Unicode Encoder/Decoder

Convert text to Unicode escape sequences or decode them back.

How to Calculate

Unicode escape represents characters as code points in the \uXXXX format. Common use cases: • Representing special characters in source code • Encoding non-ASCII characters in JSON data • Internationalization (i18n) tasks Encoding formats: • Basic Multilingual Plane (BMP): \uXXXX (4-digit hex) • Supplementary characters (emoji, etc.): \uXXXX\uXXXX (surrogate pair, JSON/Java compatible) • All characters (including ASCII) are converted to \uXXXX format. Decoding supports: \uXXXX · \u{XXXXX}

Example

Input: 안녕하세요 Encoded: \uC548\uB155\uD558\uC138\uC694 Input: Hi!

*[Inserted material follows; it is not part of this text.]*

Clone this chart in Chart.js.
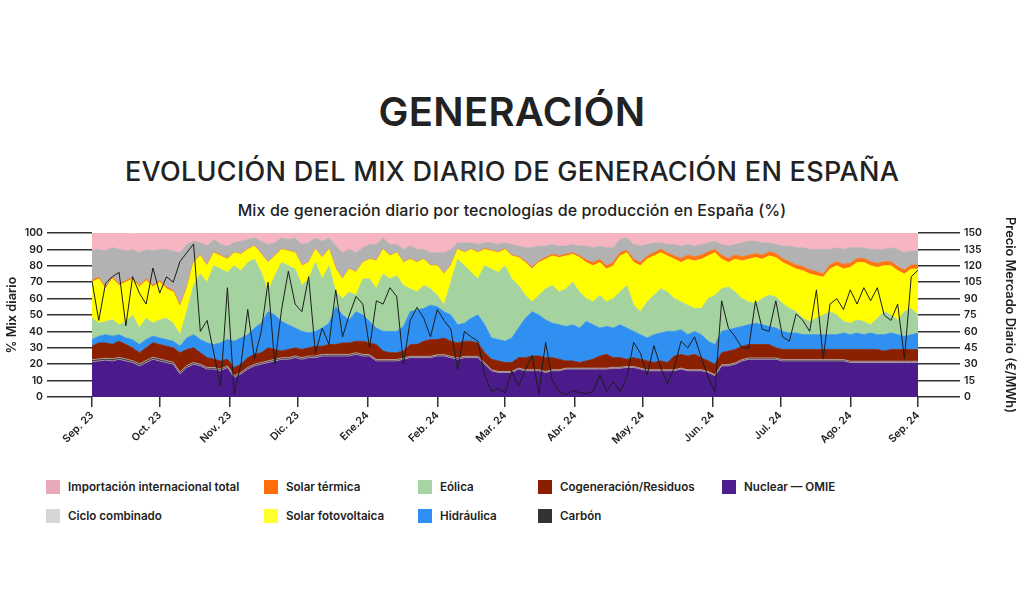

Encoded: \u0048\u0069\u0021

FAQ

What is the difference between Unicode and UTF-8?
Unicode is a standard that assigns a unique code point to every character worldwide (e.g., U+AC00 = 가). UTF-8 is one of several encoding formats that store those code points as bytes. UTF-16 and UTF-32 are other formats.
What are surrogate pairs?
Characters above U+FFFF (emoji and other supplementary characters) cannot be represented with a single 4-digit Unicode escape. They are encoded as two code units: a high surrogate (U+D800–U+DBFF) followed by a low surrogate (U+DC00–U+DFFF). This is the standard encoding method for supplementary characters in JSON and Java.
Is Unicode escaping required in JSON?
No. The JSON spec allows but does not require escaping non-ASCII characters as \uXXXX. If stored as UTF-8, they can be used as-is. However, escaping is useful in ASCII-only environments or for debugging.
Are ASCII characters also Unicode?
Yes. The first 128 Unicode code points (U+0000–U+007F) are identical to ASCII. For example, A is U+0041 and a is U+0061. This tool encodes all characters including ASCII as \uXXXX.